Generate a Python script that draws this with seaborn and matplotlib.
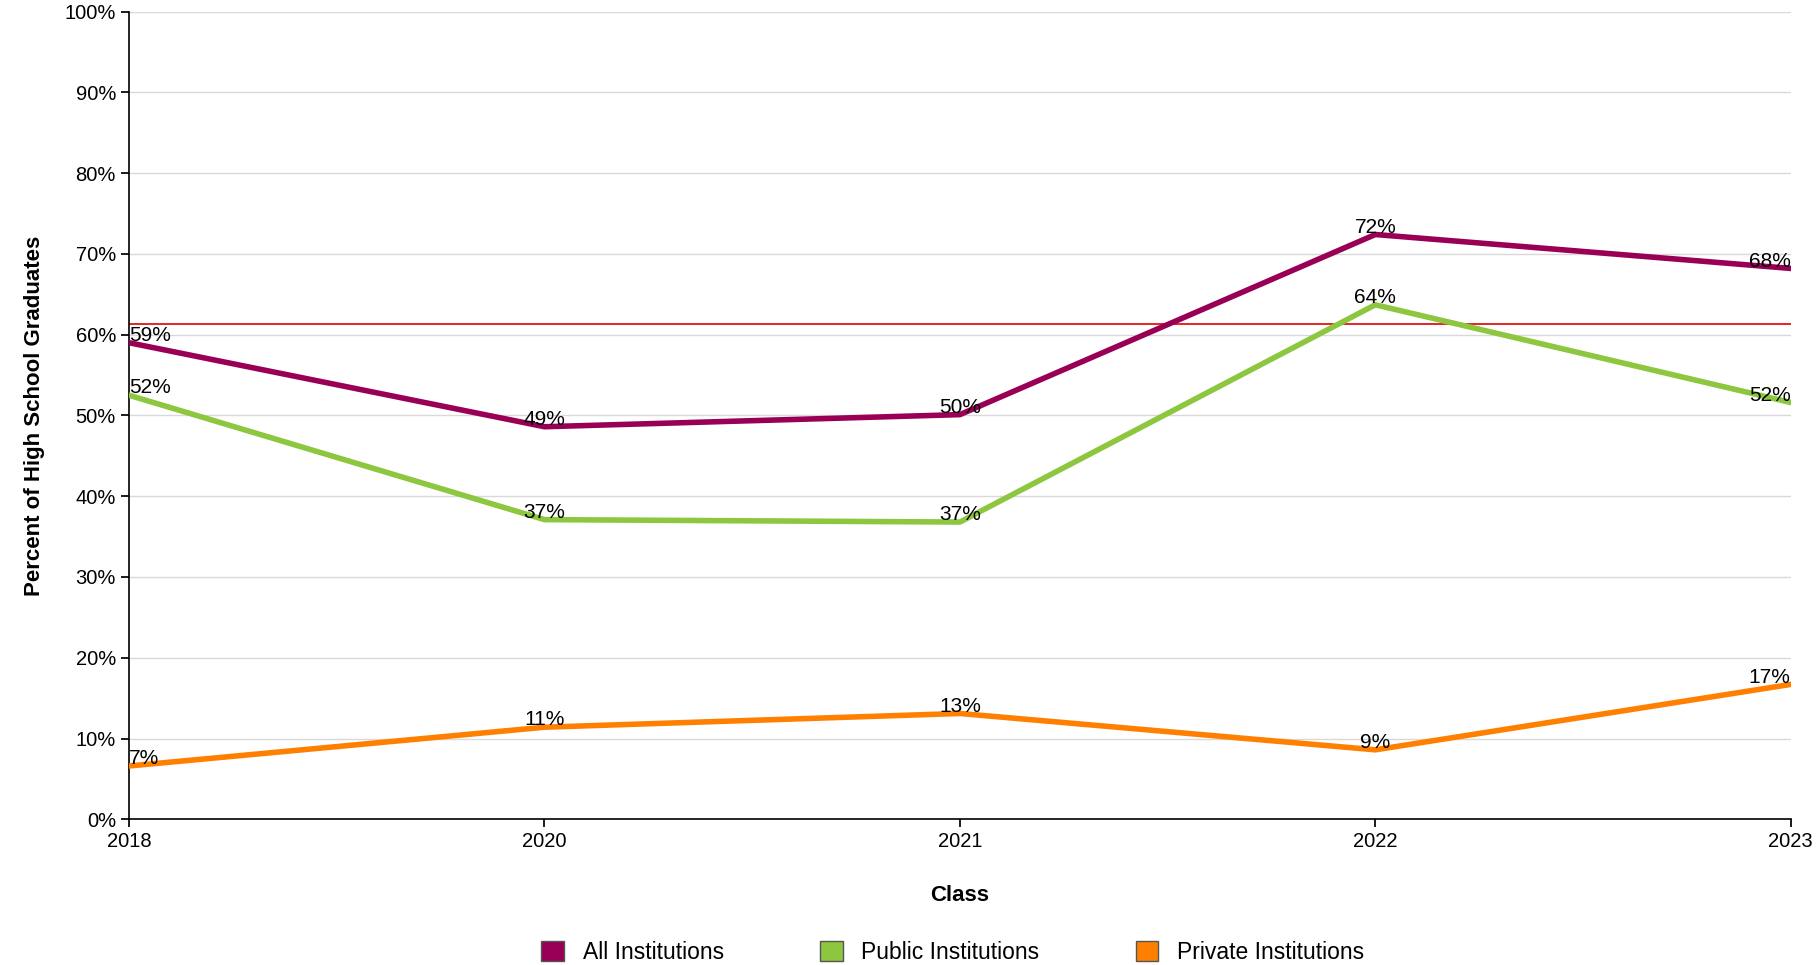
import matplotlib
matplotlib.use("Agg")
import matplotlib.pyplot as plt
import seaborn as sns
import pandas as pd
from matplotlib.patches import Patch

sns.set_theme(style="white")
plt.rcParams['font.family'] = ['Liberation Sans', 'DejaVu Sans']

classes = ['2018', '2020', '2021', '2022', '2023']
all_inst = [59.0, 48.6, 50.1, 72.4, 68.2]
public_inst = [52.5, 37.1, 36.8, 63.7, 51.6]
private_inst = [6.6, 11.4, 13.1, 8.6, 16.7]
reference_line = 61.3

series = {
    'All Institutions': (all_inst, '#990055'),
    'Public Institutions': (public_inst, '#8dc63f'),
    'Private Institutions': (private_inst, '#ff8000'),
}

rows = []
for name, (vals, _) in series.items():
    for i, v in enumerate(vals):
        rows.append({'x': i, 'value': v, 'series': name})
df = pd.DataFrame(rows)

fig = plt.figure(figsize=(18.18, 9.65), dpi=100)
ax = fig.add_axes([0.071, 0.151, 0.914, 0.837])

for y in range(10, 101, 10):
    ax.axhline(y, color='#d9d9d9', lw=1, zorder=0)
ax.axhline(reference_line, color='#e00000', lw=1.2, zorder=1)

palette = {k: c for k, (_, c) in series.items()}
sns.lineplot(data=df, x='x', y='value', hue='series', palette=palette,
             lw=4, legend=False, ax=ax, zorder=3)

for name, (vals, _) in series.items():
    for i, v in enumerate(vals):
        ha = 'left' if i == 0 else ('right' if i == 4 else 'center')
        ax.text(i, v + 0.9, f"{v:.0f}%", ha=ha, va='center',
                fontsize=15, color='black', zorder=4)

ax.set_xlim(0, 4)
ax.set_ylim(0, 100)
ax.set_xticks(range(5))
ax.set_xticklabels(classes, fontsize=14.5, color='black')
ax.set_yticks(range(0, 101, 10))
ax.set_yticklabels([f"{y}%" for y in range(0, 101, 10)], fontsize=14.5, color='black')
ax.tick_params(axis='both', length=6, color='black', direction='out', left=True, bottom=True)
for s in ['top', 'right']:
    ax.spines[s].set_visible(False)
for s in ['left', 'bottom']:
    ax.spines[s].set_color('black')
    ax.spines[s].set_linewidth(1.2)

ax.set_xlabel('Class', fontsize=16, fontweight='bold', labelpad=24, color='black')
ax.set_ylabel('Percent of High School Graduates', fontsize=16, fontweight='bold', labelpad=14, color='black')

handles = [Patch(facecolor=c, edgecolor='#555555', label=k) for k, (_, c) in series.items()]
fig.legend(handles=handles, loc='lower center', ncol=3, frameon=False,
           fontsize=16.5, bbox_to_anchor=(0.524, -0.02), handlelength=1, handleheight=1,
           columnspacing=4.2, labelcolor='black')

fig.savefig('out.png', dpi=100, facecolor='white')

============================================================

Given instruction:
Sift the material for lines with the string "seaborn". Copy each one found.

Full output:
Generate a Python script that draws this with seaborn and matplotlib.
import seaborn as sns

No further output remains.